Krypton usually exploded due to inevitable natural causes. He protects Metropolis because people deserve to be protected.

>The reason you never see any "heroes" who want to do it without a cause is because that's a bully. Someone who has no reason or right to try and push others around and say what they can or cannot do.

The fuck are you on about? Most of the time it's villains trying to conquer/rule/fuck over the world, crime lords, people that don't care about others fucking over unrelated people. It's not about pushing your moral standards on them, it's about stopping objetive evil most of the time in cape comics

>If your(the character) rationale for being a hero is "I've been told this is what's right", you're just a drone.

Ah, fuck off with that edgy bullshit. People can think and have introspection about what they believe and that doesn't always mean you need to go through a huge loss. The funny thing is, people are surprisingly more empathetic than most believe, it's just that most people aren't adept at actually trying. Sometimes you yourself may cause somethign to go wrong and then you have to take a long hard look at what exactly yo uare doing and why.

There are a billion different ways to make a character or a person take up a cause, and not all of them require something inside the character to be broken or hurt. You're trying to oversimplify something complex.

Every literary character has tragedy in their past. It's easy drama 101. Need to write something dramatic? Make up some shit about a dead father or an alcoholic mother or a dead loved one, whatever

Sometimes a tragedy is required in order to create a hero or villain. If the heroes you mentioned never experienced those tragedies, they would most likely just be like the rest of us. Living our lives with only personal goals and nothing else.
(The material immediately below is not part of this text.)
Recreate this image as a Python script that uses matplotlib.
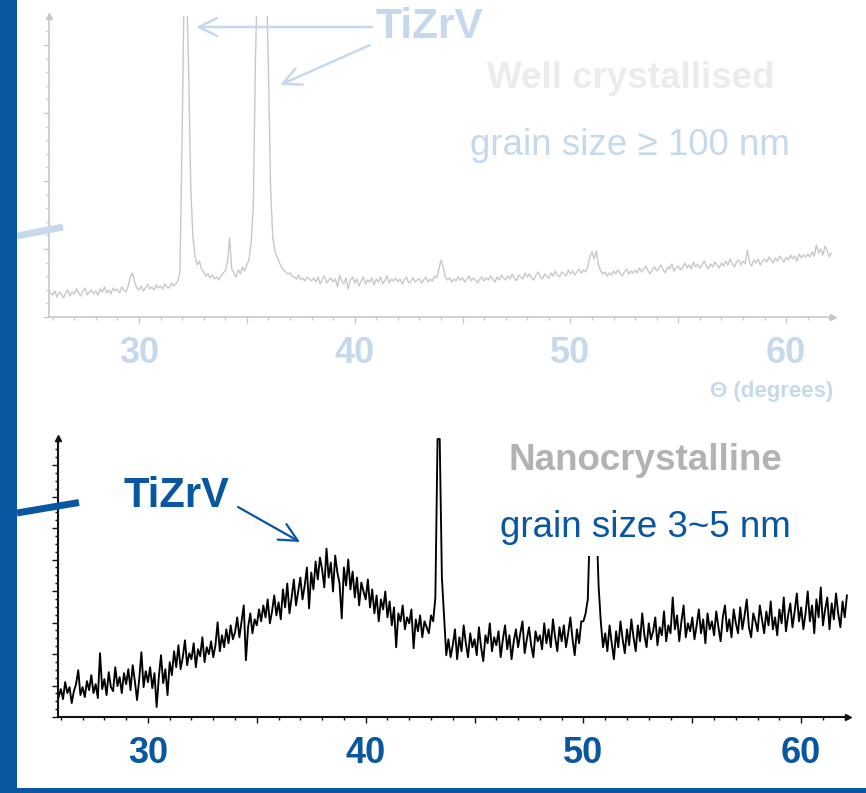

>I can't empathise or assume moral responsibility: the post

Matt knows it best because his best buddy Foggy would follow him to the ends of the Earth and Watson to his Holmes Ben Urich didn't win any awards when he didn't publish his story about how he figured out his identity just because he knew that'd be a dick move to do.

Both are absolutely normal guys in this crazy world of heroes who stick around and stick their necks out for Matt.

for purchase, but not for use cockcheese

he's also a legit psycho

wow this is wrong

Well, Spider-man would have become a villain, almost certainly.

At least Spider-girl was a hero without needing someone to die. Then Spiderverse happened.

Spider-Man wouldn't be a villain, he'd probably be sort of a douchebag though. He was a nerd experiencing a power rush and letting it get to his head, but he was still mostly moral. He just didn't feel the need to stick his neck out for others because he thought the world was inherently selfish.